President Trump once said that he could beat Oprah if she ran against him in 2020. But the question is: Is she even up for the fight?
Back then, no one in their wildest dreams thought that the question could be anything serious. But if 2016 has taught us anything, it is that the famous catchphrase “impossible is nothing” stands true.
So, here we are in 2018, with people discussing with all seriousness (some even hoping for) a showdown between the two former TV stars.
If someone were to ask me: Does Oprah have what it takes to be POTUS? My answer would be that there are three selling points to that end: One is that she is a woman; she would appeal to women voters.
The second is that Oprah Winfrey will appeal to African-Americans as well. It’s pretty clear that if African-Americans had turned out to vote in 2016 in the same proportion they turned out in 2008 and 2012 in certain swing states, Wisconsin in particular, we would not be looking at Donald Trump in the White House right now.
Third, referring to the clip titled “Oprah won’t run in 2020, but I could beat her” -- there’s an interesting moment in that clip which shows the difference between Trump and Oprah, because when Trump spoke, one can easily notice it was all about him. Conversely, in her signature show, when Oprah spoke, it’s all about the American people.
Undoubtedly, she does have tremendous influence over public opinion. It’s called the Oprah effect -- it’s the power of her endorsement to influence public opinion. Three examples (among many) to testify to the Oprah effect are as follows: a) What happened to beef prices after she said she’d never eat another hamburger again because of the mad cow disease? Prices sank to a 10-year low (1996); b) Toni Morrison’s book got a bigger sales boost for Oprah’s endorsement than from being awarded the Noble Prize for Literature; c) the Weight Watchers stock doubled when it was announced that she was buying a 10% stake.

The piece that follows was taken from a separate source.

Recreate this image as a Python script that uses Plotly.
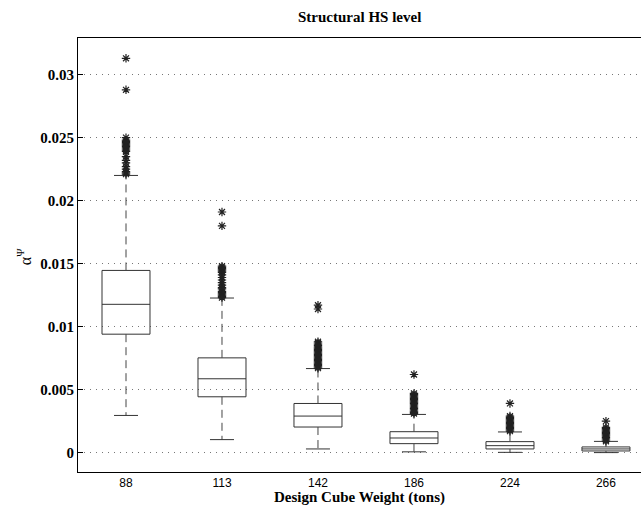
import plotly.graph_objects as go

categories = ["88", "113", "142", "186", "224", "266"]
lower_whisker = [0.00295, 0.00103, 0.00029, 0.00006, 0.00002, 0.0]
q1 = [0.0094, 0.00443, 0.00203, 0.00071, 0.00029, 0.00013]
median = [0.01177, 0.00586, 0.0029, 0.00116, 0.00055, 0.00029]
q3 = [0.01446, 0.00752, 0.0039, 0.00166, 0.00087, 0.00045]
upper_whisker = [0.0220, 0.01227, 0.00667, 0.00303, 0.00164, 0.00089]

outliers_88 = [0.0313, 0.0288, 0.0250, 0.0248, 0.0247, 0.0246, 0.0245, 0.0244, 0.0243,
               0.0242, 0.0241, 0.0240, 0.0239, 0.0235, 0.0232, 0.0230, 0.0227, 0.0225,
               0.0223, 0.0222, 0.0221]
outliers_113 = [0.0191, 0.0180, 0.0148, 0.0147, 0.0146, 0.0145, 0.0144, 0.0143, 0.0141,
                0.0139, 0.0137, 0.0135, 0.0133, 0.0131, 0.0130, 0.0128, 0.0127, 0.0126,
                0.0125, 0.0124, 0.0123]
outliers_142 = [0.0117, 0.0114, 0.0088, 0.0087, 0.0086, 0.0085, 0.0084, 0.0083, 0.0082,
                0.0081, 0.0080, 0.0079, 0.0078, 0.0077, 0.0076, 0.0075, 0.0074, 0.0073,
                0.0072, 0.0071, 0.0070, 0.0069, 0.0068, 0.0067]
outliers_186 = [0.0062, 0.0047, 0.0046, 0.0045, 0.0044, 0.0043, 0.0042, 0.0041, 0.0040,
                0.0039, 0.0038, 0.0037, 0.0036, 0.0035, 0.0034, 0.0033, 0.0032, 0.0031]
outliers_224 = [0.0039, 0.0029, 0.0028, 0.0027, 0.0026, 0.0025, 0.0024, 0.0023, 0.0022,
                0.0021, 0.0020, 0.0019, 0.0018, 0.0017]
outliers_266 = [0.0025, 0.0020, 0.0019, 0.0018, 0.0017, 0.0016, 0.0015, 0.0014, 0.0013,
                0.0012, 0.0011, 0.0010, 0.0009]
outliers = [outliers_88, outliers_113, outliers_142, outliers_186, outliers_224, outliers_266]

y_tick_vals = [0, 0.005, 0.01, 0.015, 0.02, 0.025, 0.03]
y_tick_text = ["0", "0.005", "0.01", "0.015", "0.02", "0.025", "0.03"]

SERIF = "Liberation Serif"
SANS = "Liberation Sans"
DARK = "#333333"

positions = list(range(1, len(categories) + 1))
fig = go.Figure()

# dashed whiskers
wx, wy = [], []
for i, p in enumerate(positions):
    wx += [p, p, None, p, p, None]
    wy += [q3[i], upper_whisker[i], None, q1[i], lower_whisker[i], None]
fig.add_trace(go.Scatter(x=wx, y=wy, mode="lines",
                         line=dict(color="#444444", width=1, dash="8px,5px"),
                         hoverinfo="skip", showlegend=False))

# whisker caps
cx, cy = [], []
cap = 0.125
for i, p in enumerate(positions):
    cx += [p - cap, p + cap, None, p - cap, p + cap, None]
    cy += [upper_whisker[i], upper_whisker[i], None, lower_whisker[i], lower_whisker[i], None]
fig.add_trace(go.Scatter(x=cx, y=cy, mode="lines",
                         line=dict(color=DARK, width=1),
                         hoverinfo="skip", showlegend=False))

# boxes
fig.add_trace(go.Box(x=positions, q1=q1, median=median, q3=q3,
                     lowerfence=q1, upperfence=q3, width=0.5, whiskerwidth=0,
                     boxpoints=False, fillcolor="rgba(255,255,255,0)",
                     line=dict(color=DARK, width=1), showlegend=False,
                     hoverinfo="skip"))

# outliers
ox, oy = [], []
for i, p in enumerate(positions):
    ox += [p] * len(outliers[i])
    oy += outliers[i]
fig.add_trace(go.Scatter(x=ox, y=oy, mode="markers",
                         marker=dict(symbol="asterisk-open", size=7, color="#222222",
                                     line=dict(color="#222222", width=1.2)),
                         hoverinfo="skip", showlegend=False))

fig.update_layout(
    width=641, height=507,
    margin=dict(l=78, r=0, t=38, b=35),
    paper_bgcolor="white", plot_bgcolor="white",
    showlegend=False,
    xaxis=dict(range=[0.5, 6.365], tickvals=positions, ticktext=categories,
               showgrid=False, zeroline=False, showline=True, mirror=True,
               linecolor="black", linewidth=1, ticks="",
               tickfont=dict(family=SANS, size=12, color="black")),
    yaxis=dict(range=[-0.00154, 0.03291], tickvals=y_tick_vals,
               ticktext=["<b>" + t + "</b>" for t in y_tick_text],
               showgrid=True, gridcolor="#777777", griddash="1px,5px", gridwidth=1,
               zeroline=False, showline=True, mirror=False,
               linecolor="black", linewidth=1, ticks="inside", ticklen=5,
               tickcolor="black",
               tickfont=dict(family=SERIF, size=15, color="black")),
    annotations=[
        dict(text="<b>Structural HS level</b>", xref="paper", yref="paper",
             x=0.5, y=1, yshift=21, xanchor="center", yanchor="middle",
             showarrow=False, font=dict(family=SERIF, size=15, color="black")),
        dict(text="<b>Design Cube Weight (tons)</b>", xref="paper", yref="paper",
             x=0.5, y=0, yshift=-25, xanchor="center", yanchor="middle",
             showarrow=False, font=dict(family=SERIF, size=15, color="black")),
        dict(text="α<sup>Ψ</sup>", xref="paper", yref="paper",
             x=0, xshift=-54, y=0.495, textangle=-90,
             xanchor="center", yanchor="middle",
             showarrow=False, font=dict(family=SERIF, size=16, color="black")),
    ],
)

fig.write_html("out.html")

Trump has been unable to get any significant legislation passed. He does not know how to work with congress because of his inexperience and personality, and that in itself is extremely problematic, since the system is designed in a way that requires the president to work with the legislature and be checked by the court system.
Oprah Winfrey does not have such constraints.
Kingmaker or king?
One can recall her ultimate endorsement, which was for Barack Obama when he first ran for president. Oprah said: “The reason I love Barack Obama is because he speaks to the potential inside every one of us, each one of us has a calling and a potential here on Earth to do the good and great thing, and he knows that.”
To that end, I ask: Would she be better placed as the kingmaker rather than king?
Linking the past with the present, we all know when Oprah endorsed Obama as she was passionate about Obama’s work and plans throughout his eight years of presidency.
Now, if there is someone who comes out of the Democratic Party, a rising star like Kamala Harris, for example, could be a very powerful combination if she were to be endorsed by Ms Winfrey. But, if no one comes out from within the Democratic Party for presidential nomination, then it means that the party still remains unsettled and divided.
A race at the top
America has always been a country where there is plenty to speculate about celebrities. Even so, it’s not entirely the fault of the celebrity culture that Winfrey’s name is on the cards for the next US presidential elections.
In fact, with the advent of social media, news and fake news travel so fast that illusions are now powerful and common, the audience and spectators in the social media are left confused and hoping for a “Winfrey” presidency.
I do think that when people can’t get a grasp on issues, it opens up the space for illusions to linger. Bearing this in mind, another important aspect I must add regarding Oprah and a potential presidential run is the elephant in the room: Race.
Donald Trump’s presidency has exposed too many unhealed wounds in the US’s race politics -- and if Oprah Winfrey was to consider a presidential run, she’s going to have problems with the demographic that brought Trump into office.
Finally, America may get tired of entertaining their news headlines with showbiz presidents.
I suspect the next president voted into power would be more of a technocrat. However, it is still uncertain as to which party is on the rise right now.
Although it is too early to say now, it will certainly be a figure who has demonstrated that he/she can work across the aisle -- and, that being said, if Oprah were to run, the Democratic establishment would be salivating to get her on board.
Md Sharif Hasan is a commentator on international politics, and is currently working as a field researcher on behalf of Centre for Genocide Studies (CGS), University of Dhaka.